Civil Rights Leader Albert Armendariz Sr. Dies
Civil rights leader Albert Armendariz Sr. died of natural causes last Thursday in Brownsville, Texas, where he was vacationing. He was 88. Armendariz spent a career fighting racism and promoting civil rights as a lawyer and as a member of the League of United Latin American Citizens.
Armendariz was born in El Paso, Texas in 1919. He was drafted at the onset of World War II. After undergraduate study at Texas College of Mines (now University of Texas at El Paso), Armendariz attended law school at the University of Southern California graduating in 1950. Traveling back to El Paso, he commenced his outstanding legal career in a law office less than four blocks from his childhood home. From 1976 to 1985, he was an immigration judge (special inquiry officer) with the U.S. Department of Justice; later he held an appointment on the Texas Court of Appeals.

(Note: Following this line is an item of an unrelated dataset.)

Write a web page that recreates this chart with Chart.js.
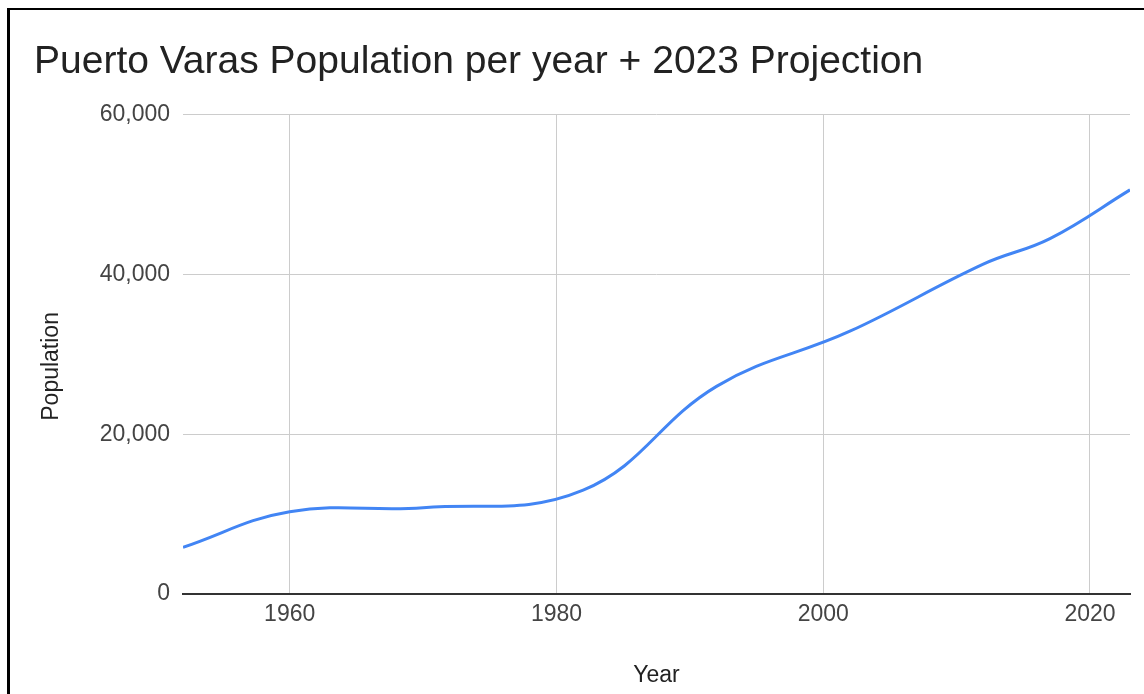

Judge Armendariz has been actively involved in the League of United Latin-American Citizens (LULAC) since 1951 and served as its national president in 1954. In the late sixties, with the help of many other attorneys, Judge Armendariz helped found the Mexican-American Legal Defense and Educational Fund (MALDEF), a national organization addressing civil rights issues. From 1968 to 1971, he served as chairman of the MALDEF board of trustees.
Judge Armendariz continued to zealously defend the rights of immigrants, the population he has served so remarkably for over a half a century, up until his passing.